Task description: Transcribe the full listing exactly, and drop every picture.

Source excerpt:
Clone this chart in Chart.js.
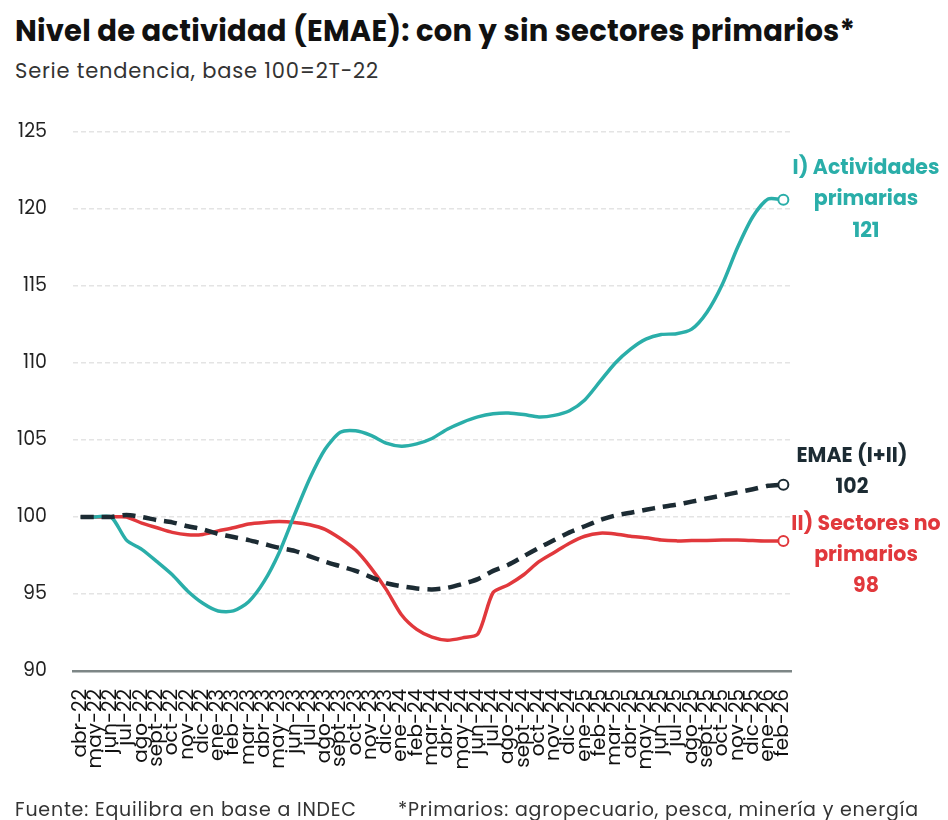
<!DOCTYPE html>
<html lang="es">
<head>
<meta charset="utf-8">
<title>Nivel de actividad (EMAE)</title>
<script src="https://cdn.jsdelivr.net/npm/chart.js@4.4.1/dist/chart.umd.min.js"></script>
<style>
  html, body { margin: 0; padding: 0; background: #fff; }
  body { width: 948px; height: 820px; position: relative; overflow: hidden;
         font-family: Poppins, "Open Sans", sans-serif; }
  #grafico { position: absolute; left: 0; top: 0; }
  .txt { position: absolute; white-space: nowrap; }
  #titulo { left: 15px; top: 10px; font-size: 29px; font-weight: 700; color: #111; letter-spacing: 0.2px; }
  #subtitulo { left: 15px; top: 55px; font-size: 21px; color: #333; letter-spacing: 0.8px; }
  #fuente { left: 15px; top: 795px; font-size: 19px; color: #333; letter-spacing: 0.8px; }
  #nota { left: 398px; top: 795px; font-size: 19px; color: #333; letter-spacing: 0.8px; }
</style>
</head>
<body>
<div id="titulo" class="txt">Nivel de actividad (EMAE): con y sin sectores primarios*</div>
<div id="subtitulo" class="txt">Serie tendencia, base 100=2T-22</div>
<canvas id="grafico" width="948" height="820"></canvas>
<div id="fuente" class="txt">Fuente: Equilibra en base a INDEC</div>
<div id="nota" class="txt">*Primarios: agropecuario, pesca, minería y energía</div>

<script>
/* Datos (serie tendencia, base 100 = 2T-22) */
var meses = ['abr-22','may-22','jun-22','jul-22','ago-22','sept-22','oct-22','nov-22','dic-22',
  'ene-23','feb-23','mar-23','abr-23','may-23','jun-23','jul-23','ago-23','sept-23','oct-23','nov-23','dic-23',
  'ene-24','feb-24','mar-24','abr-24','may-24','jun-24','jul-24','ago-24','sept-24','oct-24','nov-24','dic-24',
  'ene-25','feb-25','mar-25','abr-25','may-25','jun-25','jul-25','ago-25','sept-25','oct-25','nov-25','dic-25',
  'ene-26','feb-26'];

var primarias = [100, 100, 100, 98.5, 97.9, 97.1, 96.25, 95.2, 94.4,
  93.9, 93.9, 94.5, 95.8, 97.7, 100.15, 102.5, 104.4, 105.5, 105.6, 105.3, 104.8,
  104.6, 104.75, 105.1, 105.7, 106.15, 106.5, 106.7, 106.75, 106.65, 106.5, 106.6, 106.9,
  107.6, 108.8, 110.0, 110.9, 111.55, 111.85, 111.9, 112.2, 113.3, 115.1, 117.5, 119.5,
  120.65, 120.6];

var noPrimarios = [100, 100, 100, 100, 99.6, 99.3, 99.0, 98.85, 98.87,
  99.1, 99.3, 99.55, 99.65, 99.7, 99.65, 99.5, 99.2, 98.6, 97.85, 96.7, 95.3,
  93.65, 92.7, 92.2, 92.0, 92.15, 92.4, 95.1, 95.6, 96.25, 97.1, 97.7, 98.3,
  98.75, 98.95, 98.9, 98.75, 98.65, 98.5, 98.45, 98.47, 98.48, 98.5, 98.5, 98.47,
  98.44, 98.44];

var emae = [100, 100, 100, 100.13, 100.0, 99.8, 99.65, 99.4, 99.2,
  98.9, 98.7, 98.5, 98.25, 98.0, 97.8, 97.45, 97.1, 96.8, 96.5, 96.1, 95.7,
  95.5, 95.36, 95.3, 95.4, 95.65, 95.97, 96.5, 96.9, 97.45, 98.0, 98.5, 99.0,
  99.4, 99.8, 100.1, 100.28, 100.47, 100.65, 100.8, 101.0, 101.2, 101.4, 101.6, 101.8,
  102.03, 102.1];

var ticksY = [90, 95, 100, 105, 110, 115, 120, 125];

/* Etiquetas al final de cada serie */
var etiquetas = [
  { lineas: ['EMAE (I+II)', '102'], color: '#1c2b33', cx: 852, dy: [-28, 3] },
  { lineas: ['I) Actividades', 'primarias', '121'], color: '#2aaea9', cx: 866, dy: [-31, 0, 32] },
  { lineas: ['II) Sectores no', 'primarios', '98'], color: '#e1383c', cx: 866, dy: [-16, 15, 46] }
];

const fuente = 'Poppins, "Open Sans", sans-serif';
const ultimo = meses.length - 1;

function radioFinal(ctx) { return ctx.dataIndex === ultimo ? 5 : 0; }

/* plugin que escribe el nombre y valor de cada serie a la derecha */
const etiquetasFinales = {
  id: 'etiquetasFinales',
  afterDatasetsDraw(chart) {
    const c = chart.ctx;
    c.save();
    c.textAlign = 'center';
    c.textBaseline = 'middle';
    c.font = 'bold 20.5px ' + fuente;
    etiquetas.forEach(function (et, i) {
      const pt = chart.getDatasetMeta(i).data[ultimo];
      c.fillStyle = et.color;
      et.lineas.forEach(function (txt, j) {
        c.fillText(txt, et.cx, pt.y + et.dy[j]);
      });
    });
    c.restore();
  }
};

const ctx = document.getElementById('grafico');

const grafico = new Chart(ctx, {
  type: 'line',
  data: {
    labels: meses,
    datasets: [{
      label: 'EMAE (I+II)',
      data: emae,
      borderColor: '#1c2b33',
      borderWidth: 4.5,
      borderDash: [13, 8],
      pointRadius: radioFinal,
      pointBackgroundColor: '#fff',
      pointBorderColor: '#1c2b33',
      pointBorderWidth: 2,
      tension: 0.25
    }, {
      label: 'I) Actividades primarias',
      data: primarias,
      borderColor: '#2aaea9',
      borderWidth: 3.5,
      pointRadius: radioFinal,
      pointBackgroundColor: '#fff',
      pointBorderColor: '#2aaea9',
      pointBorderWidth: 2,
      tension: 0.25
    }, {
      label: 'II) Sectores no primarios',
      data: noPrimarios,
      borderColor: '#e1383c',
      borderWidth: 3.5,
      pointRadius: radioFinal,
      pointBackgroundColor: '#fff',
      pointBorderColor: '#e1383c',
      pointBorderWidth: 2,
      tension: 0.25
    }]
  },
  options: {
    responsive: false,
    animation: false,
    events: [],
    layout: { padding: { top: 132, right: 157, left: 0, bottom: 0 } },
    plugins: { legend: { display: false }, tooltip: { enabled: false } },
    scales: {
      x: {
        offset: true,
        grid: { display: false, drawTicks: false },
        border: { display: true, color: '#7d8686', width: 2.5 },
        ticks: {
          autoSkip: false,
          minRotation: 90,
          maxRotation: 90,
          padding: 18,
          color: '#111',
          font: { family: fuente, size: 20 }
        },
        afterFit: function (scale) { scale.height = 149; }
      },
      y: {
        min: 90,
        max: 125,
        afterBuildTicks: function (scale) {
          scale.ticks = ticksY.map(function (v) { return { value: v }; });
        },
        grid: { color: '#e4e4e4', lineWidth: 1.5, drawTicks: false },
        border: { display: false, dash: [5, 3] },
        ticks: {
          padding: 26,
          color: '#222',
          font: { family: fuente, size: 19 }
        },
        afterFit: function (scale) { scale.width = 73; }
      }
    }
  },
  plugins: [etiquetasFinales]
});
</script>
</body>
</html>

Written solution:
Clone this chart in Chart.js.
<!DOCTYPE html>
<html lang="es">
<head>
<meta charset="utf-8">
<title>Nivel de actividad (EMAE)</title>
<script src="https://cdn.jsdelivr.net/npm/chart.js@4.4.1/dist/chart.umd.min.js"></script>
<style>
  html, body { margin: 0; padding: 0; background: #fff; }
  body { width: 948px; height: 820px; position: relative; overflow: hidden;
         font-family: Poppins, "Open Sans", sans-serif; }
  #grafico { position: absolute; left: 0; top: 0; }
  .txt { position: absolute; white-space: nowrap; }
  #titulo { left: 15px; top: 10px; font-size: 29px; font-weight: 700; color: #111; letter-spacing: 0.2px; }
  #subtitulo { left: 15px; top: 55px; font-size: 21px; color: #333; letter-spacing: 0.8px; }
  #fuente { left: 15px; top: 795px; font-size: 19px; color: #333; letter-spacing: 0.8px; }
  #nota { left: 398px; top: 795px; font-size: 19px; color: #333; letter-spacing: 0.8px; }
</style>
</head>
<body>
<div id="titulo" class="txt">Nivel de actividad (EMAE): con y sin sectores primarios*</div>
<div id="subtitulo" class="txt">Serie tendencia, base 100=2T-22</div>
<canvas id="grafico" width="948" height="820"></canvas>
<div id="fuente" class="txt">Fuente: Equilibra en base a INDEC</div>
<div id="nota" class="txt">*Primarios: agropecuario, pesca, minería y energía</div>

<script>
/* Datos (serie tendencia, base 100 = 2T-22) */
var meses = ['abr-22','may-22','jun-22','jul-22','ago-22','sept-22','oct-22','nov-22','dic-22',
  'ene-23','feb-23','mar-23','abr-23','may-23','jun-23','jul-23','ago-23','sept-23','oct-23','nov-23','dic-23',
  'ene-24','feb-24','mar-24','abr-24','may-24','jun-24','jul-24','ago-24','sept-24','oct-24','nov-24','dic-24',
  'ene-25','feb-25','mar-25','abr-25','may-25','jun-25','jul-25','ago-25','sept-25','oct-25','nov-25','dic-25',
  'ene-26','feb-26'];

var primarias = [100, 100, 100, 98.5, 97.9, 97.1, 96.25, 95.2, 94.4,
  93.9, 93.9, 94.5, 95.8, 97.7, 100.15, 102.5, 104.4, 105.5, 105.6, 105.3, 104.8,
  104.6, 104.75, 105.1, 105.7, 106.15, 106.5, 106.7, 106.75, 106.65, 106.5, 106.6, 106.9,
  107.6, 108.8, 110.0, 110.9, 111.55, 111.85, 111.9, 112.2, 113.3, 115.1, 117.5, 119.5,
  120.65, 120.6];

var noPrimarios = [100, 100, 100, 100, 99.6, 99.3, 99.0, 98.85, 98.87,
  99.1, 99.3, 99.55, 99.65, 99.7, 99.65, 99.5, 99.2, 98.6, 97.85, 96.7, 95.3,
  93.65, 92.7, 92.2, 92.0, 92.15, 92.4, 95.1, 95.6, 96.25, 97.1, 97.7, 98.3,
  98.75, 98.95, 98.9, 98.75, 98.65, 98.5, 98.45, 98.47, 98.48, 98.5, 98.5, 98.47,
  98.44, 98.44];

var emae = [100, 100, 100, 100.13, 100.0, 99.8, 99.65, 99.4, 99.2,
  98.9, 98.7, 98.5, 98.25, 98.0, 97.8, 97.45, 97.1, 96.8, 96.5, 96.1, 95.7,
  95.5, 95.36, 95.3, 95.4, 95.65, 95.97, 96.5, 96.9, 97.45, 98.0, 98.5, 99.0,
  99.4, 99.8, 100.1, 100.28, 100.47, 100.65, 100.8, 101.0, 101.2, 101.4, 101.6, 101.8,
  102.03, 102.1];

var ticksY = [90, 95, 100, 105, 110, 115, 120, 125];

/* Etiquetas al final de cada serie */
var etiquetas = [
  { lineas: ['EMAE (I+II)', '102'], color: '#1c2b33', cx: 852, dy: [-28, 3] },
  { lineas: ['I) Actividades', 'primarias', '121'], color: '#2aaea9', cx: 866, dy: [-31, 0, 32] },
  { lineas: ['II) Sectores no', 'primarios', '98'], color: '#e1383c', cx: 866, dy: [-16, 15, 46] }
];

const fuente = 'Poppins, "Open Sans", sans-serif';
const ultimo = meses.length - 1;

function radioFinal(ctx) { return ctx.dataIndex === ultimo ? 5 : 0; }

/* plugin que escribe el nombre y valor de cada serie a la derecha */
const etiquetasFinales = {
  id: 'etiquetasFinales',
  afterDatasetsDraw(chart) {
    const c = chart.ctx;
    c.save();
    c.textAlign = 'center';
    c.textBaseline = 'middle';
    c.font = 'bold 20.5px ' + fuente;
    etiquetas.forEach(function (et, i) {
      const pt = chart.getDatasetMeta(i).data[ultimo];
      c.fillStyle = et.color;
      et.lineas.forEach(function (txt, j) {
        c.fillText(txt, et.cx, pt.y + et.dy[j]);
      });
    });
    c.restore();
  }
};

const ctx = document.getElementById('grafico');

const grafico = new Chart(ctx, {
  type: 'line',
  data: {
    labels: meses,
    datasets: [{
      label: 'EMAE (I+II)',
      data: emae,
      borderColor: '#1c2b33',
      borderWidth: 4.5,
      borderDash: [13, 8],
      pointRadius: radioFinal,
      pointBackgroundColor: '#fff',
      pointBorderColor: '#1c2b33',
      pointBorderWidth: 2,
      tension: 0.25
    }, {
      label: 'I) Actividades primarias',
      data: primarias,
      borderColor: '#2aaea9',
      borderWidth: 3.5,
      pointRadius: radioFinal,
      pointBackgroundColor: '#fff',
      pointBorderColor: '#2aaea9',
      pointBorderWidth: 2,
      tension: 0.25
    }, {
      label: 'II) Sectores no primarios',
      data: noPrimarios,
      borderColor: '#e1383c',
      borderWidth: 3.5,
      pointRadius: radioFinal,
      pointBackgroundColor: '#fff',
      pointBorderColor: '#e1383c',
      pointBorderWidth: 2,
      tension: 0.25
    }]
  },
  options: {
    responsive: false,
    animation: false,
    events: [],
    layout: { padding: { top: 132, right: 157, left: 0, bottom: 0 } },
    plugins: { legend: { display: false }, tooltip: { enabled: false } },
    scales: {
      x: {
        offset: true,
        grid: { display: false, drawTicks: false },
        border: { display: true, color: '#7d8686', width: 2.5 },
        ticks: {
          autoSkip: false,
          minRotation: 90,
          maxRotation: 90,
          padding: 18,
          color: '#111',
          font: { family: fuente, size: 20 }
        },
        afterFit: function (scale) { scale.height = 149; }
      },
      y: {
        min: 90,
        max: 125,
        afterBuildTicks: function (scale) {
          scale.ticks = ticksY.map(function (v) { return { value: v }; });
        },
        grid: { color: '#e4e4e4', lineWidth: 1.5, drawTicks: false },
        border: { display: false, dash: [5, 3] },
        ticks: {
          padding: 26,
          color: '#222',
          font: { family: fuente, size: 19 }
        },
        afterFit: function (scale) { scale.width = 73; }
      }
    }
  },
  plugins: [etiquetasFinales]
});
</script>
</body>
</html>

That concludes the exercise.